• TASK INPUT:

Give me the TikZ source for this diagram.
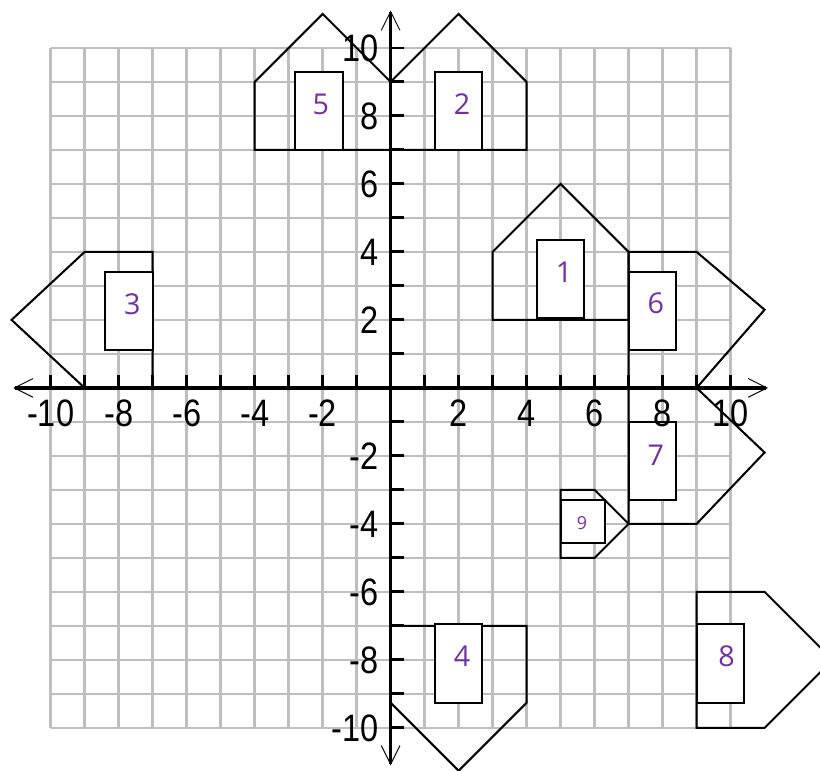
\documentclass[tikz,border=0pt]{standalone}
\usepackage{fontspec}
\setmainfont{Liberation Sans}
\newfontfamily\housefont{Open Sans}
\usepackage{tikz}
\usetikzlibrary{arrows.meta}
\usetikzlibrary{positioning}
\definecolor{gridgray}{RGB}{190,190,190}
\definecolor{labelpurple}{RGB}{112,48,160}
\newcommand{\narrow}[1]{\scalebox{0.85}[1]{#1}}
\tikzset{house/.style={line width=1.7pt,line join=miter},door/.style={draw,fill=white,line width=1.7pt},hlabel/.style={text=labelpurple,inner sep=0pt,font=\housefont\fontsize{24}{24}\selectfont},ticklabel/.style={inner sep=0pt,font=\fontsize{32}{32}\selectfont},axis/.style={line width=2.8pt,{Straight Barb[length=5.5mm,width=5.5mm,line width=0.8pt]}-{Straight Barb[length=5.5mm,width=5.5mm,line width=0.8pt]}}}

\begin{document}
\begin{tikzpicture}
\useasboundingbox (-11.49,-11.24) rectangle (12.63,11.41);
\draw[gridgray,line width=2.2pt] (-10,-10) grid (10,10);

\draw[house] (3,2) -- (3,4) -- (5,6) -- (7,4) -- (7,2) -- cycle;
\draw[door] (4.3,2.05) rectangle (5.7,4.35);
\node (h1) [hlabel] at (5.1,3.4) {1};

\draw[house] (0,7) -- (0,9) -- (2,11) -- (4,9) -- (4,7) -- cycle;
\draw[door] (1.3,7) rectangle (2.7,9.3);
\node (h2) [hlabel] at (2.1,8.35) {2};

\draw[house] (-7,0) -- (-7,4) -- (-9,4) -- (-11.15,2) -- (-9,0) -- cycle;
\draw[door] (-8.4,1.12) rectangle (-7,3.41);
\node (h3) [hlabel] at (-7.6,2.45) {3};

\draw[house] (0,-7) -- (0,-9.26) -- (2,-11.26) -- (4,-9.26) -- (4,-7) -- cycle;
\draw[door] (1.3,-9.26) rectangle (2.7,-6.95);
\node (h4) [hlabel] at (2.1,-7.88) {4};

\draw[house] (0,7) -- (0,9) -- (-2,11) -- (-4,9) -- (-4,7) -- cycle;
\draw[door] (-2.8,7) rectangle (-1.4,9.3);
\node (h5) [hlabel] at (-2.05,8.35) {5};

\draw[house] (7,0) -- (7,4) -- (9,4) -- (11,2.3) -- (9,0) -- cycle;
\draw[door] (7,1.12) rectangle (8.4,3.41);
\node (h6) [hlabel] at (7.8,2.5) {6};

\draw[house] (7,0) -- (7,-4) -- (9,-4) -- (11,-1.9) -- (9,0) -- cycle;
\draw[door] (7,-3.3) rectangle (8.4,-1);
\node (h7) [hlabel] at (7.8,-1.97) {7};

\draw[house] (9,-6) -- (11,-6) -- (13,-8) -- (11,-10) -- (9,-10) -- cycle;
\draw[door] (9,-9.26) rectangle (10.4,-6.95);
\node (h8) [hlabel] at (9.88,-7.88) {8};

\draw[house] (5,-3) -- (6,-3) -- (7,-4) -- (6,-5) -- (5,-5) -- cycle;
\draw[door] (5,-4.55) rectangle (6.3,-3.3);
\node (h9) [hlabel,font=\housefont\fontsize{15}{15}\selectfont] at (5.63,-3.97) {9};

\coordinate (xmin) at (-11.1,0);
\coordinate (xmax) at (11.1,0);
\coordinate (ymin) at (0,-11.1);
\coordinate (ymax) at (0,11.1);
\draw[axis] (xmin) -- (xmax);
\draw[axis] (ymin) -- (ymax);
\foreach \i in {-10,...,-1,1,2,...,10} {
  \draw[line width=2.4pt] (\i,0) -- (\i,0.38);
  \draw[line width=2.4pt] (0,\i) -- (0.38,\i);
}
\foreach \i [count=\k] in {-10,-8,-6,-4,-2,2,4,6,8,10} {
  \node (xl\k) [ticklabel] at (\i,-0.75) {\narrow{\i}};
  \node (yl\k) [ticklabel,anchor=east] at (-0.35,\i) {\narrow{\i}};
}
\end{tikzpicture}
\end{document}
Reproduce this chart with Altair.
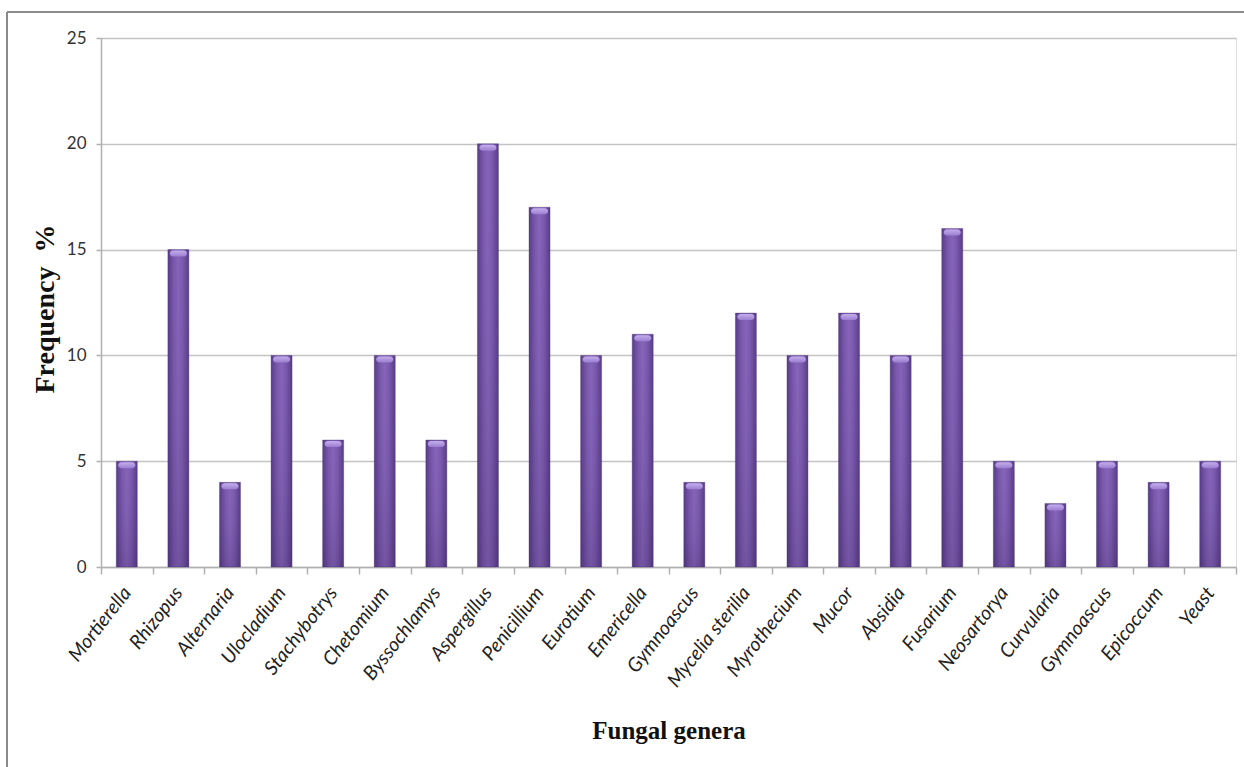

• GIVEN TASK: Pictures are excluded; output everything else in the data verbatim.

• OUTPUT:
Give me the TikZ source for this diagram.
\documentclass[tikz,border=0pt]{standalone}
\usepackage{fontspec}
\setmainfont{Liberation Sans}
\newfontfamily\housefont{Open Sans}
\usepackage{tikz}
\usetikzlibrary{arrows.meta}
\usetikzlibrary{positioning}
\definecolor{gridgray}{RGB}{190,190,190}
\definecolor{labelpurple}{RGB}{112,48,160}
\newcommand{\narrow}[1]{\scalebox{0.85}[1]{#1}}
\tikzset{house/.style={line width=1.7pt,line join=miter},door/.style={draw,fill=white,line width=1.7pt},hlabel/.style={text=labelpurple,inner sep=0pt,font=\housefont\fontsize{24}{24}\selectfont},ticklabel/.style={inner sep=0pt,font=\fontsize{32}{32}\selectfont},axis/.style={line width=2.8pt,{Straight Barb[length=5.5mm,width=5.5mm,line width=0.8pt]}-{Straight Barb[length=5.5mm,width=5.5mm,line width=0.8pt]}}}

\begin{document}
\begin{tikzpicture}
\useasboundingbox (-11.49,-11.24) rectangle (12.63,11.41);
\draw[gridgray,line width=2.2pt] (-10,-10) grid (10,10);

\draw[house] (3,2) -- (3,4) -- (5,6) -- (7,4) -- (7,2) -- cycle;
\draw[door] (4.3,2.05) rectangle (5.7,4.35);
\node (h1) [hlabel] at (5.1,3.4) {1};

\draw[house] (0,7) -- (0,9) -- (2,11) -- (4,9) -- (4,7) -- cycle;
\draw[door] (1.3,7) rectangle (2.7,9.3);
\node (h2) [hlabel] at (2.1,8.35) {2};

\draw[house] (-7,0) -- (-7,4) -- (-9,4) -- (-11.15,2) -- (-9,0) -- cycle;
\draw[door] (-8.4,1.12) rectangle (-7,3.41);
\node (h3) [hlabel] at (-7.6,2.45) {3};

\draw[house] (0,-7) -- (0,-9.26) -- (2,-11.26) -- (4,-9.26) -- (4,-7) -- cycle;
\draw[door] (1.3,-9.26) rectangle (2.7,-6.95);
\node (h4) [hlabel] at (2.1,-7.88) {4};

\draw[house] (0,7) -- (0,9) -- (-2,11) -- (-4,9) -- (-4,7) -- cycle;
\draw[door] (-2.8,7) rectangle (-1.4,9.3);
\node (h5) [hlabel] at (-2.05,8.35) {5};

\draw[house] (7,0) -- (7,4) -- (9,4) -- (11,2.3) -- (9,0) -- cycle;
\draw[door] (7,1.12) rectangle (8.4,3.41);
\node (h6) [hlabel] at (7.8,2.5) {6};

\draw[house] (7,0) -- (7,-4) -- (9,-4) -- (11,-1.9) -- (9,0) -- cycle;
\draw[door] (7,-3.3) rectangle (8.4,-1);
\node (h7) [hlabel] at (7.8,-1.97) {7};

\draw[house] (9,-6) -- (11,-6) -- (13,-8) -- (11,-10) -- (9,-10) -- cycle;
\draw[door] (9,-9.26) rectangle (10.4,-6.95);
\node (h8) [hlabel] at (9.88,-7.88) {8};

\draw[house] (5,-3) -- (6,-3) -- (7,-4) -- (6,-5) -- (5,-5) -- cycle;
\draw[door] (5,-4.55) rectangle (6.3,-3.3);
\node (h9) [hlabel,font=\housefont\fontsize{15}{15}\selectfont] at (5.63,-3.97) {9};

\coordinate (xmin) at (-11.1,0);
\coordinate (xmax) at (11.1,0);
\coordinate (ymin) at (0,-11.1);
\coordinate (ymax) at (0,11.1);
\draw[axis] (xmin) -- (xmax);
\draw[axis] (ymin) -- (ymax);
\foreach \i in {-10,...,-1,1,2,...,10} {
  \draw[line width=2.4pt] (\i,0) -- (\i,0.38);
  \draw[line width=2.4pt] (0,\i) -- (0.38,\i);
}
\foreach \i [count=\k] in {-10,-8,-6,-4,-2,2,4,6,8,10} {
  \node (xl\k) [ticklabel] at (\i,-0.75) {\narrow{\i}};
  \node (yl\k) [ticklabel,anchor=east] at (-0.35,\i) {\narrow{\i}};
}
\end{tikzpicture}
\end{document}
Reproduce this chart with Altair.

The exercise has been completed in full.